La última vez que estuve en La Romareda salí de allí con una mala mezcla de sensaciones, entre el cabreo monumental y el peso de la derrota camino de la rendición. Fue el 17 de junio de 2015. La noche de aquel día la Unión Deportiva Las Palmas perdió 3-1 contra el Real Zaragoza y en la atmósfera de aquella velada, por la que ya se asomaba el verano, la sensación era que el ascenso a Primera División –otra vez, apenas un año después del ‘Cordobazo’– se escapaba como un suspiro a través de una mascarilla.

En busca de una salida para huir de La Romareda, como el que se quiere alejar de un campo de batalla sin mirar atrás, me topé con Miguel Ángel Ramírez. Frente a mi pesimismo y mi enfado por el desastre, el presidente estaba atrincherado en el optimismo. No es que sólo se mostrara esperanzado, es que estaba convencido de la remontada. Tal vez, como rezaba aquella pancarta que cuatro días después sobresalió en la Naciente, sabía que el ascenso de la UD Las Palmas a Primera División “estaba de Dios”.

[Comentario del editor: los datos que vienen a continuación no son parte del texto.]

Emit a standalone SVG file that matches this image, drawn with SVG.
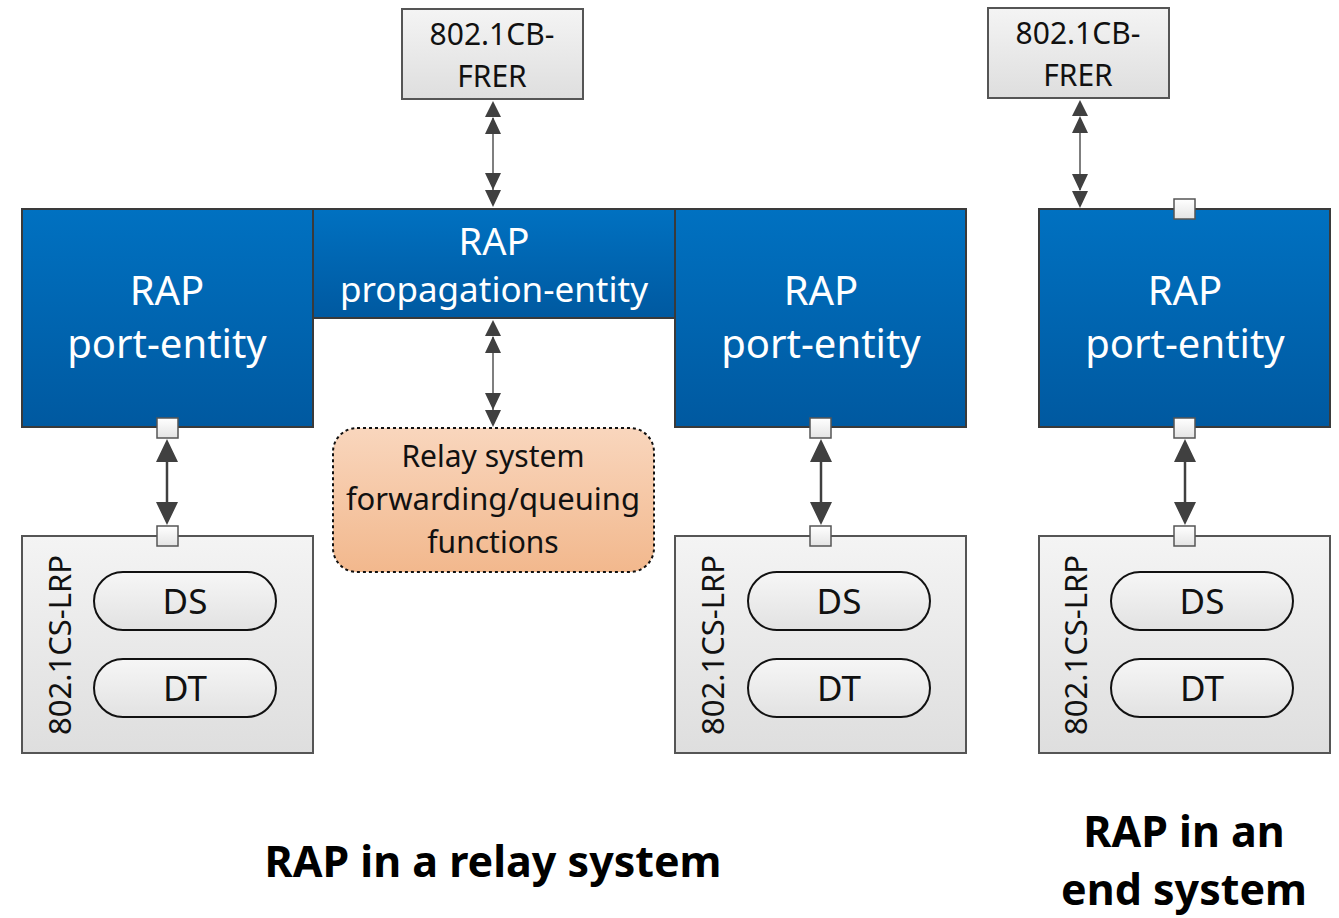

El regreso de la Unión Deportiva a La Romareda me ha puesto melancólico. Lo admito. Y en ese ataque de magua me ha dado por repasar aquellos días de trabajo en equipo –José Miguel, Víctor, Paco, Edu, José, Eva, Misra, Quique, menuda locura, eh– con el desafío de publicar el 22 de junio un periódico de esos que se guardan para toda la vida. Y en ese empeño por releer me ha dado por pararme en el equipo que tenía Las Palmas.

Casto, David Simón, Ángel López, Aythami, David García, Culio, Roque Mesa, Javi Castellano, Jonathan Viera, Momo, Vicente Gómez, Valerón, Nauzet Alemán, Araujo, Dani Castellano, Guzmán Casaseca, Ortuño, Tana o Marcelo Silva, hace cinco años, formaban un señor equipo. Y a ellos nos agarramos, con Paco Herrera al mando, en busca del ascenso, de aquella supuesta tierra prometida.

Ahora, con el poso que deja el paso del tiempo y el retorno a La Romareda, me doy cuenta de lo mal que encaramos aquellos días. De lo equivocados que estábamos. Entonces nos movió la obsesión por estar en Primera División. Por ver al equipillo midiéndose contra Barça y Madrid. Por visitar templos como San Mamés o el Calderón –antes de que cayera a golpes de palas excavadoras–. Por sentirnos, simplemente, en la cima del mundo. Y no nos dimos cuenta de que aquello era la felicidad. Buscamos como obsesos los créditos finales de la película y nos perdimos el encanto de toda la historia.

Hoy, cinco años después, repaso todo lo que ha vivido la UD Las Palmas tras aquella visita de junio de 2015 a La Romareda y me siento como Tony Soprano cuando vio partir a aquellos patos desde su piscina rumbo a otro rumbo. Eso debe ser la nostalgia.